As a guide to Fremont's fourth expedition, which sought a railroad route through the Southern Rockies. Williams' place in history is circumscribed. After this expedition, Fremont castigated Williams, blaming him for the failure to cross the Rockies in midwinter. Williams had warned Fremont that a crossing in winter was dangerous yet went with him anyway. Eleven men froze to death. Favour tends to whitewash Williams in this incident but any blame is needless as nature wouldn't permit a crossing by anyone that winter.
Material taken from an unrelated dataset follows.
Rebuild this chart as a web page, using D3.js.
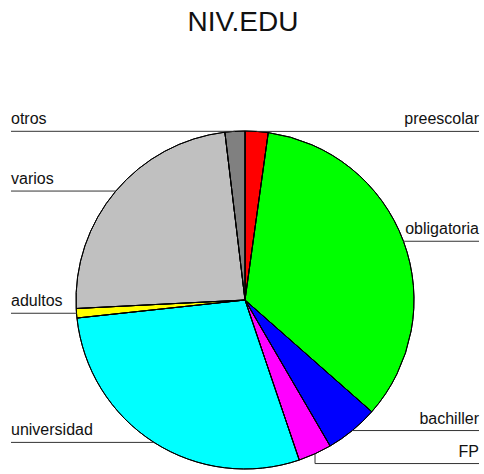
<!DOCTYPE html>
<html>
<head>
<meta charset="utf-8">
<script src="https://cdn.jsdelivr.net/npm/d3@7"></script>
<style>
  html, body { margin: 0; padding: 0; background: #fff; }
  svg { display: block; font-family: "Liberation Sans", Arial, sans-serif; }
</style>
</head>
<body>
<div id="chart"></div>
<script>
// --- data (percentages) ---
const categories = ["preescolar", "obligatoria", "bachiller", "FP", "universidad", "adultos", "varios", "otros"];
const values     = [2.2, 34.3, 5.1, 3.2, 28.5, 0.9, 23.9, 1.9];
const sliceColors = ["#ff0000", "#00ff00", "#0000ff", "#ff00ff", "#00ffff", "#ffff00", "#c0c0c0", "#808080"];
const chartTitle = "NIV.EDU";

const width = 484, height = 474;
const cx = 245, cy = 300, radius = 169;
const minGap = 33; // label spacing

const svg = d3.select("#chart").append("svg")
  .attr("width", width).attr("height", height);

svg.append("text")
  .attr("x", 243).attr("y", 31)
  .attr("text-anchor", "middle")
  .attr("font-size", 28)
  .attr("fill", "#111")
  .text(chartTitle);

const rows = categories.map((c, i) => ({ name: c, value: values[i], color: sliceColors[i] }));

const pie = d3.pie().sort(null).value(d => d.value);
const arcs = pie(rows);
const arc = d3.arc().innerRadius(0).outerRadius(radius);

const g = svg.append("g").attr("transform", `translate(${cx},${cy})`);

g.selectAll("path.slice")
  .data(arcs)
  .join("path")
  .attr("class", "slice")
  .attr("d", arc)
  .attr("fill", d => d.data.color)
  .attr("stroke", "#000")
  .attr("stroke-width", 1);

// label anchor points: on the rim at slice mid-angle
const labels = arcs.map(d => {
  const a = (d.startAngle + d.endAngle) / 2;
  const x = cx + radius * Math.sin(a);
  const y = cy - radius * Math.cos(a);
  return { name: d.data.name, x, y, ly: y, right: Math.sin(a) >= 0 };
});

// push labels apart on each side
[true, false].forEach(side => {
  const grp = labels.filter(l => l.right === side).sort((a, b) => a.y - b.y);
  for (let i = 1; i < grp.length; i++) {
    if (grp[i].ly < grp[i - 1].ly + minGap) grp[i].ly = grp[i - 1].ly + minGap;
  }
});

const lg = svg.append("g");
labels.forEach(l => {
  const xEnd = l.right ? 479 : 11;
  const pts = l.ly !== l.y
    ? [[l.x, l.y], [l.x, l.ly], [xEnd, l.ly]]
    : [[l.x, l.y], [xEnd, l.ly]];
  lg.append("path")
    .attr("d", d3.line()(pts))
    .attr("fill", "none")
    .attr("stroke", "#333")
    .attr("stroke-width", 1);
  lg.append("text")
    .attr("x", xEnd)
    .attr("y", l.ly - 7)
    .attr("text-anchor", l.right ? "end" : "start")
    .attr("font-size", 16)
    .attr("fill", "#111")
    .text(l.name);
});

// redraw pie outline edges over label lines
g.selectAll("path.edge")
  .data(arcs)
  .join("path")
  .attr("class", "edge")
  .attr("d", arc)
  .attr("fill", "none")
  .attr("stroke", "#000")
  .attr("stroke-width", 1);
</script>
</body>
</html>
After that disaster, Williams continued to guide parties across the frontier. In March 1849, Williams and Benjamin Kern were murdered by Utes evidently seeking revenge for a previous attack on their village by a contingent of the U. S. Army. When the Utes discovered they had killed Old Bill, they gave him a chief's burial.
Old Bill's death was denied by many Indians. For years they told tales of a majestic mountain Elk, with a slash of red across its crown, serenely grazing in Colorado's South Park, stopping from time to time to gaze intently toward the Southwest - toward its namesake Arizona's Bill Williams Peak which stands alone on the skyline along the western boundary of a frontier long past.